The best example of this heart quality happens in “Fancy Brudgom’s” earlier moments. Boyle asks Peralta to be his best man by putting a bowtie in his beer. Rather than shirk off the duties, as would be in his eternally immature character and even as Santiago references, Peralta not only acquiesces but does with gusto. He’s going to read that titular Danish wedding magazine (brudgom actually means bridegroom in Danish, I looked it up) and he’ll taste all of the spicy wedding cake even if it kills him. Peralta does it because he and Boyle are best friends, just as he takes a billy club to Boyle’s knee to get him to talk to Vivian about his move to suburban Ottawa (not even Ottawa proper!). It’s one of the cracks that’s emerging in the Boyle-Vivian relationship. Their love story, as much as I enjoy Marilu Henner, most likely will not last (although it will go on for at least the next couple of episodes), but I like that there are reasons their marriage won’t work beyond Boyle’s unrequited love for Diaz. This development gives Vivian and Boyle’s relationship more depth, and allows Boyle as a character to be less of a dick than the guy who lead his fiancée on only to leave her at the altar because of an unresolved crush.

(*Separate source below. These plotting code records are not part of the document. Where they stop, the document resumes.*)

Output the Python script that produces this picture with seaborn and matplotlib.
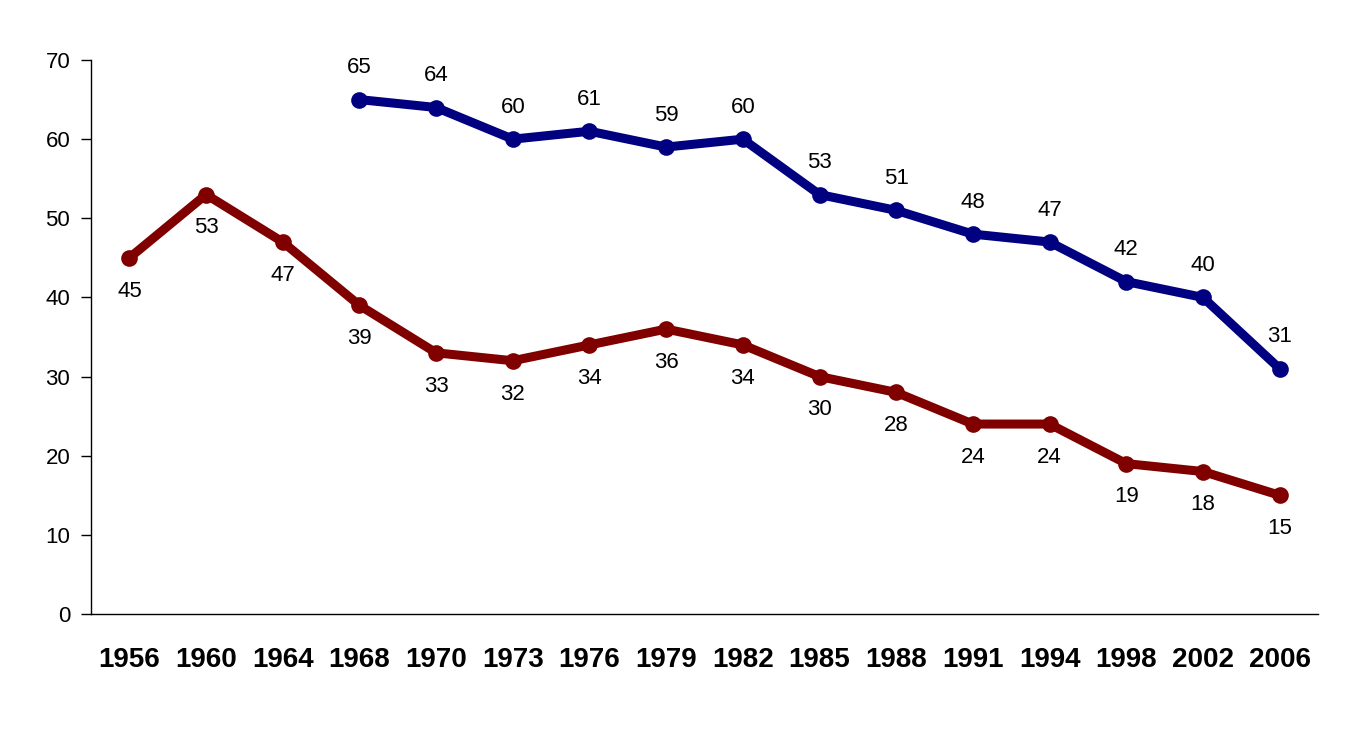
import matplotlib
matplotlib.use("Agg")
import matplotlib.pyplot as plt
import seaborn as sns
import pandas as pd
import numpy as np

# ======= data ========= #
years = ["1956", "1960", "1964", "1968", "1970", "1973", "1976", "1979",
         "1982", "1985", "1988", "1991", "1994", "1998", "2002", "2006"]
blue_vals = [np.nan, np.nan, np.nan, 65, 64, 60, 61, 59, 60, 53, 51, 48, 47, 42, 40, 31]
red_vals = [45, 53, 47, 39, 33, 32, 34, 36, 34, 30, 28, 24, 24, 19, 18, 15]

df = pd.DataFrame({"year": years, "pos": np.arange(len(years)),
                   "blue": blue_vals, "red": red_vals})

sns.set_style("white")
plt.rcParams["font.family"] = ["Liberation Sans", "DejaVu Sans"]
plt.rcParams["text.color"] = "black"
plt.rcParams["xtick.color"] = "black"
plt.rcParams["ytick.color"] = "black"

fig = plt.figure(figsize=(13.49, 7.54), dpi=100)
ax = fig.add_axes([0.0675, 0.1857, 0.9095, 0.7347])

sns.lineplot(data=df, x="pos", y="blue", color="#000080", linewidth=6.5,
             marker="o", markersize=12, markeredgewidth=0, ax=ax)
sns.lineplot(data=df, x="pos", y="red", color="#800000", linewidth=6.5,
             marker="o", markersize=12, markeredgewidth=0, ax=ax)

# etiquetas de datos
for p, v in zip(df["pos"], df["blue"]):
    if not np.isnan(v):
        ax.annotate(f"{int(v)}", (p, v), xytext=(0, 23), textcoords="offset points",
                    ha="center", va="center", fontsize=16, color="black")
for p, v in zip(df["pos"], df["red"]):
    ax.annotate(f"{int(v)}", (p, v), xytext=(0, -24), textcoords="offset points",
                ha="center", va="center", fontsize=16, color="black")

ax.set_xlim(-0.5, len(years) - 0.5)
ax.set_ylim(0, 70)
ax.set_yticks(range(0, 71, 10))
ax.set_xticks(df["pos"])
ax.set_xticklabels(years, fontsize=20, fontweight="bold")
ax.tick_params(axis="y", labelsize=16, length=7, width=1, direction="out",
               left=True, pad=8, colors="black")
ax.tick_params(axis="x", length=0, pad=24, colors="black")
ax.set_xlabel("")
ax.set_ylabel("")
ax.grid(False)

for s in ["top", "right"]:
    ax.spines[s].set_visible(False)
for s in ["left", "bottom"]:
    ax.spines[s].set_color("black")
    ax.spines[s].set_linewidth(1)

fig.savefig("out.png", dpi=100, facecolor="white")
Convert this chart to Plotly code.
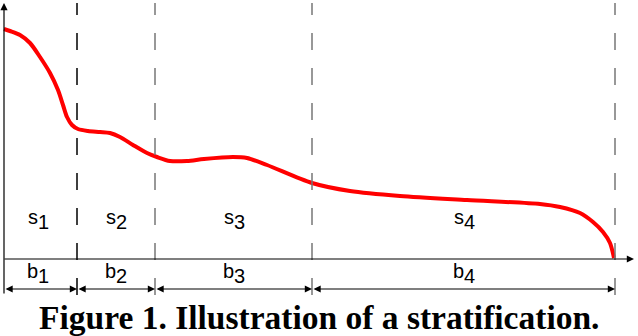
import plotly.graph_objects as go

# curve (x from the origin, y up from the baseline)
curve_x = [0, 6, 16, 26, 36, 46, 54, 59, 63, 68, 74, 84, 96, 106, 116, 129, 143, 153,
           166, 183, 200, 229, 243, 263, 308, 346, 396, 463, 536, 556, 576, 589, 599,
           606, 610]
curve_y = [230, 228, 224, 216, 202, 186, 169, 154, 142, 134, 130, 128, 127, 126, 122, 114,
           106, 102, 98, 98, 100, 102, 101, 94, 76, 68, 63, 59, 55, 52, 46, 37, 27, 16, 1]

bounds = [0, 73, 151, 308, 611]
subscripts = ["1", "2", "3", "4"]
divider_colors = ["black", "#777777", "#777777", "#777777"]

caption = "Figure 1. Illustration of a stratification."

fig = go.Figure()
fig.add_trace(go.Scatter(
    x=curve_x, y=curve_y, mode="lines",
    line=dict(color="#ff0000", width=4, shape="spline", smoothing=0.8),
    hoverinfo="skip", showlegend=False,
))

shapes = []
annotations = []

# dashed dividers
for b, col in zip(bounds[1:], divider_colors):
    shapes.append(dict(type="line", xref="x", yref="y", x0=b, x1=b, y0=-36, y1=256,
                       line=dict(color=col, width=1.5, dash="17px,18px")))

# axes with arrows
annotations.append(dict(x=0, y=256, ax=0, ay=-36, xref="x", yref="y", axref="x", ayref="y",
                        text="", showarrow=True, arrowhead=2, arrowsize=1.2, arrowwidth=1.2,
                        arrowcolor="black", standoff=0))
annotations.append(dict(x=630, y=0, ax=-1, ay=0, xref="x", yref="y", axref="x", ayref="y",
                        text="", showarrow=True, arrowhead=2, arrowsize=1.2, arrowwidth=1.2,
                        arrowcolor="black", standoff=0))

lab_font = dict(family="Liberation Sans, Arial", size=20, color="black")


def label(letter, digit, x, y):
    annotations.append(dict(x=x, y=y, xref="x", yref="y", text=letter, showarrow=False,
                            xanchor="right", xshift=2, font=lab_font))
    annotations.append(dict(x=x, y=y, xref="x", yref="y", text=digit, showarrow=False,
                            xanchor="left", yshift=-5, xshift=-2, font=lab_font))


# dimension arrows and labels
for i in range(4):
    x0, x1 = bounds[i], bounds[i + 1]
    mid = (x0 + x1) / 2
    annotations.append(dict(x=x1, y=-30, ax=x0, ay=-30, xref="x", yref="y", axref="x", ayref="y",
                            text="", showarrow=True, arrowhead=2, startarrowhead=2,
                            arrowside="end+start", arrowsize=1.2, startarrowsize=1.2,
                            arrowwidth=1.2, arrowcolor="black", standoff=0, startstandoff=0))
    label("s", subscripts[i], mid - (3 if i == 0 else 0), 42)
    label("b", subscripts[i], mid - (3 if i == 0 else 0), -12)

annotations.append(dict(x=315, y=-58, xref="x", yref="y", text="<b>" + caption + "</b>",
                        showarrow=False,
                        font=dict(family="Liberation Serif, Times New Roman", size=33.5, color="black")))

fig.update_layout(
    width=638, height=336,
    margin=dict(l=0, r=0, t=0, b=0),
    paper_bgcolor="white", plot_bgcolor="white",
    xaxis=dict(range=[-4, 634], visible=False, fixedrange=True),
    yaxis=dict(range=[-77, 259], visible=False, fixedrange=True),
    shapes=shapes, annotations=annotations,
    showlegend=False,
)

fig.write_html("out.html", config={"displayModeBar": False},
               post_script="document.body.style.margin='0';")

The quality of heart persists even throughout the subplots, which should seem slight in comparison to the central story, yet have their own oh-so-sweet moments. Initially, it didn’t make sense for Terry to try the fad diet with Santiago and Gina, even if it meant team building. But it totally jives with his character that he would subsist on paper thin pieces of cantaloupe just to make his wife feel better about her body, despite his declarations of her beauty. Terry Crews can play sweet, and has done so in past roles, that’s no secret. The comedic effect is generated because it’s so at odds with his physicality. But it’s to Crews and the writers’ credit that his support of his wife is so naturally a part of Sergeant Jeffords’ being. Yet, there were ways to undercut the sentimentality, like Santiago’s hypoglycemic rage (“I hope you drown in a tub! I hope you have aneurysm, after aneurysm, after aneurysm!”) And, of course, there’s always flatulence to keep things hilarious. Seriously, that fart face? Wonderful.

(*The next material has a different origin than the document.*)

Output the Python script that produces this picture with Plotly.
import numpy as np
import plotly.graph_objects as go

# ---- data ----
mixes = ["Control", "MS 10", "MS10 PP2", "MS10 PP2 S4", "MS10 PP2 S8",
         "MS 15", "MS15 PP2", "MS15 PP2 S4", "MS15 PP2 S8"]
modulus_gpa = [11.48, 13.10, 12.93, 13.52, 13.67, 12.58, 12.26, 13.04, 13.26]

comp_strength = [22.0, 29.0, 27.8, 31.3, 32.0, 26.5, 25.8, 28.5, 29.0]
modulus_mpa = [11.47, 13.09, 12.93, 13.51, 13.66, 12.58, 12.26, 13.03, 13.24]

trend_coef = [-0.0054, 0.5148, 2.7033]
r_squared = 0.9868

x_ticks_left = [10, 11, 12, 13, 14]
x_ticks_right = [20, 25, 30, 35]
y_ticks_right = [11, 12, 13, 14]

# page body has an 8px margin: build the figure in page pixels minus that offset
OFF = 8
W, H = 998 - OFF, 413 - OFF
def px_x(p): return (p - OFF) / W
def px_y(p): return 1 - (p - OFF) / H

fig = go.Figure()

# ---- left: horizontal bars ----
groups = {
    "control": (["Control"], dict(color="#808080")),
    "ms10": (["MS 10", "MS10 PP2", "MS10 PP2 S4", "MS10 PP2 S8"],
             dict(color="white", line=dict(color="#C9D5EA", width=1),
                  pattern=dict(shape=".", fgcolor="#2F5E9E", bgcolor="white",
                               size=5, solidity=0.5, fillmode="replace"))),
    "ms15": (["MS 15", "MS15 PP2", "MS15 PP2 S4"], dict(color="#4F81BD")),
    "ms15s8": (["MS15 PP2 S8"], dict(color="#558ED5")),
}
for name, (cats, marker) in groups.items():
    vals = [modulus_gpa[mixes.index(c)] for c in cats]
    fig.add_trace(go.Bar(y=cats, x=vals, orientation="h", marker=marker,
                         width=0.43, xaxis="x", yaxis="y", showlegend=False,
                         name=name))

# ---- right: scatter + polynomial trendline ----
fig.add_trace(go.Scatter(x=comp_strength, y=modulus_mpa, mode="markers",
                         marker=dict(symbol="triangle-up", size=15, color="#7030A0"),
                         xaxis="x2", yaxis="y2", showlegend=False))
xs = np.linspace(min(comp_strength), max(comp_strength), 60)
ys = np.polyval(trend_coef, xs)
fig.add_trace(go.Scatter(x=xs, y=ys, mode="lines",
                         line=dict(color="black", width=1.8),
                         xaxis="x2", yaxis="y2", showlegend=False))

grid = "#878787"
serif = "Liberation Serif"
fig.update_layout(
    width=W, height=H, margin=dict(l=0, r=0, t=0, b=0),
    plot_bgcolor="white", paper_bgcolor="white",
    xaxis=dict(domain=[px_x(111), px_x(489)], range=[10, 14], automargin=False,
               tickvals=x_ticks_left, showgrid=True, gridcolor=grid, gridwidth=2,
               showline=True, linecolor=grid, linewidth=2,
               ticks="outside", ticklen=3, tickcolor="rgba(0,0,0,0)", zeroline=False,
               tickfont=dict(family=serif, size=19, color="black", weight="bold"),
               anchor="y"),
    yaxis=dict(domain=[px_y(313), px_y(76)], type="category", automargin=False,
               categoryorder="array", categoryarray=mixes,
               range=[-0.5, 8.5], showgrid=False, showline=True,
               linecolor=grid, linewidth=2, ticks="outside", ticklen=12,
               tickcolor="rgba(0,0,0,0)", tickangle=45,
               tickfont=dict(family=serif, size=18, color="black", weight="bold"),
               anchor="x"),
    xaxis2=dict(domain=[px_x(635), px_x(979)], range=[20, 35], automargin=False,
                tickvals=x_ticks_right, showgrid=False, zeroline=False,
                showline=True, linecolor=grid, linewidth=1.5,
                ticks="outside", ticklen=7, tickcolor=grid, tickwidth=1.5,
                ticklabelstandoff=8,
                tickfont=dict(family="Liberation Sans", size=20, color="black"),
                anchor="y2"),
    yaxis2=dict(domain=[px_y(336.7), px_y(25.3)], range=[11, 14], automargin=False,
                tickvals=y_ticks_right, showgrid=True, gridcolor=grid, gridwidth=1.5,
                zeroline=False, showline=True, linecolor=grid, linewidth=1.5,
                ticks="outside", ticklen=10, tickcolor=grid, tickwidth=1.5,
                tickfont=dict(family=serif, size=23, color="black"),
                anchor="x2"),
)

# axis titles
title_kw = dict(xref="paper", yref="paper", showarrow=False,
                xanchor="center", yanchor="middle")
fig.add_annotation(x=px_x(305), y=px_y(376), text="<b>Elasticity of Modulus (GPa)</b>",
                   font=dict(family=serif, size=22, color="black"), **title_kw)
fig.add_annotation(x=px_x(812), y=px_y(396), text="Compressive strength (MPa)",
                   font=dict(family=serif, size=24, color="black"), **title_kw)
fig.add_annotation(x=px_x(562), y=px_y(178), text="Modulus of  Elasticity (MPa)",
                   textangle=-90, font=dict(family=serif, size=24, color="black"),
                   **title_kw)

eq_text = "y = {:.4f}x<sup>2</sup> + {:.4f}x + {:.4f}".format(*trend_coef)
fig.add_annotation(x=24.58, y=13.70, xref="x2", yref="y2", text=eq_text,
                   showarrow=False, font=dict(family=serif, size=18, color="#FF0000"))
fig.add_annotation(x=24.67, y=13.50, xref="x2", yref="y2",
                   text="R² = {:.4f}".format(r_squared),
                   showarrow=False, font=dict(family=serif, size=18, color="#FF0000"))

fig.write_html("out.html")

Despite fart faces, though, my favorite aspect of the episode was Diaz and Holt’s scenes together. Diaz comes from a place where when you screw up, you get chastised and mocked until you figure it out. But Holt, always the father figure, tells her that’s not how good captains run their ship. Just as he sees the good cop behind the goofy smile in Peralta, Holt sees the leader underneath Diaz’s surly demeanor. And, like Peralta, Holt plays off their similarities (“Did he fill it out in crayon?” “No, but he did use a green pen, which seems crazy to me.”) to teach Diaz her episodic lesson. Their sorry-off was perfect in both timing and execution. It was also great to see Diaz outside of the context of love interest. She’s certainly had her own, non-Boyle affiliated plots before (such as “Sal’s Pizza”), but she has largely been viewed in the context of Boyle’s romantic feelings toward her. It’s a testament to the show that she’s given episodes to be something other than the object of affection. The same can be said about Santiago and her relationship with Peralta. These women are given plots of their own that don’t revolve around who has a crush on them, and that’s exceedingly important to building a truly deep show.

Was this the funniest Brooklyn Nine-Nine episode of all time? Not really. It had its great laugh lines, but others have been more guffaw-worthy. Can a show live by heart alone? Sure, but its effects lessen over time. Look at the latter seasons of Parks and Recreation, which is still enjoyable but not the comedic force it once was. But for now, it’s one of the more wonderful aspects of Brooklyn Nine-Nine and I have no problem aww-ing my way through several more episodes.